While the visualization does reveal interesting insights, Sinan is aware that ‘the visuals cannot tell the whole story… it’s necessary to build more sophisticated causal statistical models that will generate true, reliable insights about word-of-mouth influence.’
Sinan’s key learning from project Cascade is that ‘visualization is one of the most important guideposts in this search for knowledge, essential to understanding where we should look and what we should look for in our statistical analysis.’ Media companies are indeed using innovative visualizations as they navigate the new world of data.
- LinkedIn and a Lesson on How to Build Big Data Applications
Linkedin recently launched a new feature – University Pages – which aims to help students do intelligent research on which school to join. While this is an interesting move for LinkedIn from a product perspective, I’m more interested in their blog post talking about how they made this possible. In the post, Josh Clemm, says that the effort began three years ago when the team started to structure LinkedIn’s member, and institution data, and making it searchable using Bobo and Zoie, LinkedIn’s proprietary search tools.

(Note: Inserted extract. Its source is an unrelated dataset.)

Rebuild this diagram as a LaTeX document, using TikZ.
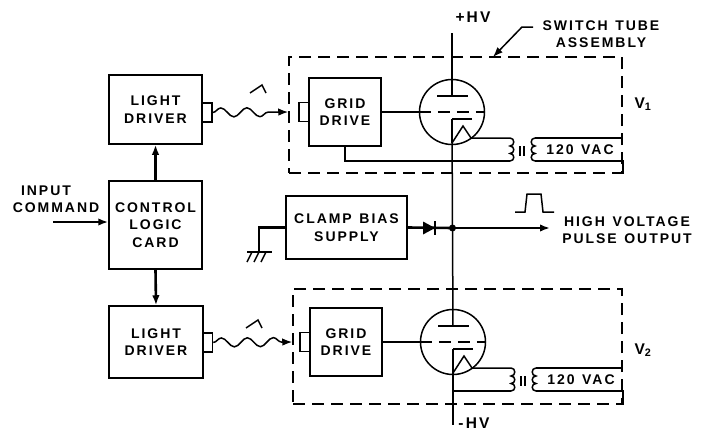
\documentclass[tikz,border=0pt]{standalone}
\usepackage{fontspec}
\setmainfont{Liberation Sans}[LetterSpace=14,WordSpace=1.3]
\usetikzlibrary{arrows.meta,decorations.pathmorphing}
\tikzset{
  wire/.style={line width=1.5pt},
  heavy/.style={line width=2.6pt},
  lbl/.style={font=\fontsize{14}{17.5}\selectfont\bfseries,align=center,inner sep=0pt},
  biglbl/.style={font=\fontsize{15.5}{18}\selectfont\bfseries,inner sep=0pt},
  block/.style={draw,wire,rectangle,inner sep=0pt,font=\fontsize{14}{17.5}\selectfont\bfseries,align=center},
  tabbox/.style={draw,wire,rectangle,inner sep=0pt,minimum width=10pt,minimum height=19pt},
  assembly/.style={draw,wire,rectangle,inner sep=0pt,dash pattern=on 12pt off 7pt},
  lightwave/.style={wire,->,decorate,decoration={snake,segment length=26pt,amplitude=4.5pt,post length=10pt,post=lineto}}
}
\begin{document}
\begin{tikzpicture}[x=1pt,y=-1pt,>={Latex[length=10pt,width=7.5pt]}]
\useasboundingbox (0,0) rectangle (710,431);
\node[block,minimum width=93pt,minimum height=69pt] (driver1) at (155.5,109.5) {LIGHT\\DRIVER};
\node[block,minimum width=93pt,minimum height=88pt] (logic) at (155.5,225) {CONTROL\\LOGIC\\CARD};
\node[block,minimum width=94pt,minimum height=72pt] (driver2) at (156,342) {LIGHT\\DRIVER};
\node[tabbox] (ltab1) at (207,112.5) {};
\node[tabbox] (ltab2) at (207.5,342.5) {};
\node[block,minimum width=121pt,minimum height=63pt] (clamp) at (346.5,227.5) {CLAMP BIAS\\SUPPLY};
\node[assembly,minimum width=333pt,minimum height=116pt] (box1) at (455.5,115) {};
\node[assembly,minimum width=329pt,minimum height=115pt] (box2) at (457.5,346.5) {};
\foreach \n/\dx/\dy in {1/0/0,2/1/230} {
  \begin{scope}[shift={(\dx,\dy)}]
    \node[block,minimum width=72pt,minimum height=68pt] (grid\n) at (345,112) {GRID\\DRIVE};
    \node[tabbox] (gtab\n) at (304,112) {};
    \node[draw,wire,circle,inner sep=0pt,minimum size=65pt] (tube\n) at (452,112) {};
    \coordinate (plate\n) at (452,96);
    \coordinate (cath\n) at (452,119);
    \coordinate (fil\n) at (452,143);
    \coordinate (coiltop\n) at (510,138);
    \coordinate (coilbot\n) at (510,161);
    \coordinate (sectop\n) at (535,138);
    \coordinate (secbot\n) at (535,161);
    \draw[wire] (437,96) -- (468,96);
    \draw[wire] (cath\n) -- (472,119);
    \draw[wire] (fil\n) -- (463,126) -- (471,138) -- (coiltop\n);
    \draw[wire] (coiltop\n) .. controls (515,138) and (515,146) .. (510,146)
      .. controls (515,146) and (515,153.5) .. (510,153.5)
      .. controls (515,153.5) and (515,161) .. (coilbot\n);
    \draw[wire] (sectop\n) .. controls (530,138) and (530,146) .. (535,146)
      .. controls (530,146) and (530,153.5) .. (535,153.5)
      .. controls (530,153.5) and (530,161) .. (secbot\n);
    \draw[wire] (520,146) -- (520,156);
    \draw[wire] (524,146) -- (524,156);
    \draw[wire] (sectop\n) -- (sectop\n -| box\n.east);
    \draw[wire] (secbot\n) -- (secbot\n -| box\n.east) -- (box\n.south east);
    \node[lbl] (vac\n) at (580,150) {120 VAC};
    \draw[wire] (grid\n.east) -- (tube\n.west);
    \draw[wire,dash pattern=on 12pt off 7pt] (tube\n.west) -- (tube\n.east);
  \end{scope}
}
\coordinate (hvtop) at (452,33);
\coordinate (hvbot) at (453,425);
\coordinate (junction) at (452.5,228);
\coordinate (pulseend) at (550,228);
\coordinate (inputstart) at (53,222);
\coordinate (groundtop) at (259,252);
\coordinate (leaderbend) at (522,27);
\coordinate (leaderend) at (493,57);
\draw[wire] (hvtop) -- (plate1);
\draw[wire] (cath1) -- (fil1);
\draw[wire] (cath1) -- (junction) -- (plate2);
\draw[wire] (cath2) -- (hvbot);
\draw[wire] (coilbot1) -| (grid1.south);
\draw[wire] (coilbot2) -- (coilbot2 -| cath2);
\draw[heavy,->] (logic.north) -- (driver1.south);
\draw[heavy,->] (logic.south) -- (driver2.north);
\draw[heavy,->] (inputstart) -- (inputstart -| logic.west);
\draw[lightwave] (ltab1.east) -- (box1.west |- gtab1);
\draw[lightwave] (ltab2.east) -- (box2.west |- gtab2);
\foreach \n/\lx/\ly in {1/250/93,2/246/328}
    \draw[wire] (\lx,\ly) -- (\lx+12,\ly-8) -- (\lx+16,\ly);
\draw[heavy] (clamp.east) -- (junction);
\draw[heavy,->] (junction) -- (pulseend);
\fill (423,221.5) -- (423,234.5) -- (435,228) -- cycle;
\draw[heavy] (435,221) -- (435,235);
\fill (junction) circle (3.5pt);
\draw[heavy] (clamp.west) -- (clamp.west -| groundtop) -- (groundtop);
\draw[wire] (247,252) -- (272,252);
\foreach \o in {0,7,14}
    \draw[wire] (252+\o,252) -- (247+\o,262);
\draw[wire] (515,212) -- (525,212) -- (527,194) -- (541,194) -- (543,212) -- (554,212);
\draw[wire,->] (533,27) -- (leaderbend) -- (leaderend);
\node[lbl] (input) at (46,191) {INPUT};
\node[lbl] (command) at (56,208) {COMMAND};
\node[lbl] (pulselabel) at (627,230) {HIGH VOLTAGE\\PULSE OUTPUT};
\node[lbl] (switchlabel) at (601,34) {SWITCH TUBE\\ASSEMBLY};
\node[biglbl] (plushv) at (473,17) {+HV};
\node[biglbl] (minushv) at (474,423) {-HV};
\node[biglbl] (v1) at (643,104) {V\textsubscript{1}};
\node[biglbl] (v2) at (643,350) {V\textsubscript{2}};
\end{tikzpicture}
\end{document}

They use graph models to draw connections between institutions as parents or children, and identified members who went to a particular school. Those graphs are stored in LinkedIn’s new flagship database technology, EspressoDB. The data is then queried using hadoop to find information like similar schools, and notable alumni. This data is then used to power the university pages.
If you take a look at the University Pages, you’ll see that data is given prime importance with charts appearing right up front:
GigaOm covered this post observing that ‘there’s a right way to build “big data” applications, and web companies seem to understand this better than most.’
Tip: Check out one of our older posts on how LinkedIn uses FusionCharts to power its dashboards.
Lastly, we come to an interesting interview of Localytics founder, Raj Aggarwal.
- Localytics Would Rather Buy than Build Charting Libraries
Foreseeing the explosion of mobile apps, Aggarwal started Localytics, a mobile app analytics solution, back when the iPhone was launched. In this interview, he talks about important business decisions that were made along the way like choosing Amazon Web Services to host their data in the cloud. However, the more interesting part of the interview is a bit later, when he talks about the proverbial ‘build vs buy’ when it comes to software tools. He understands that engineers build, and many prefer fixing a problem themselves, their own way. However, he suggests that startups should spend their time on the more important aspects of the product, and try not to reinvent the wheel where possible. Giving an example from Localytics, he says ‘We needed to build our own dashboard… But then for simple charts, other people have built simple charting libraries, so we don’t need to build our own charting libraries. So we’ll buy again on that.’ He concludes saying ‘I probably encourage our development team to look at ways to buy, because these people are a valuable resource and if someone else has done the work, we don’t want to be reinventing the wheel.’
Have you had to make a choice between ‘build vs buy’ recently? What did you decide? And why?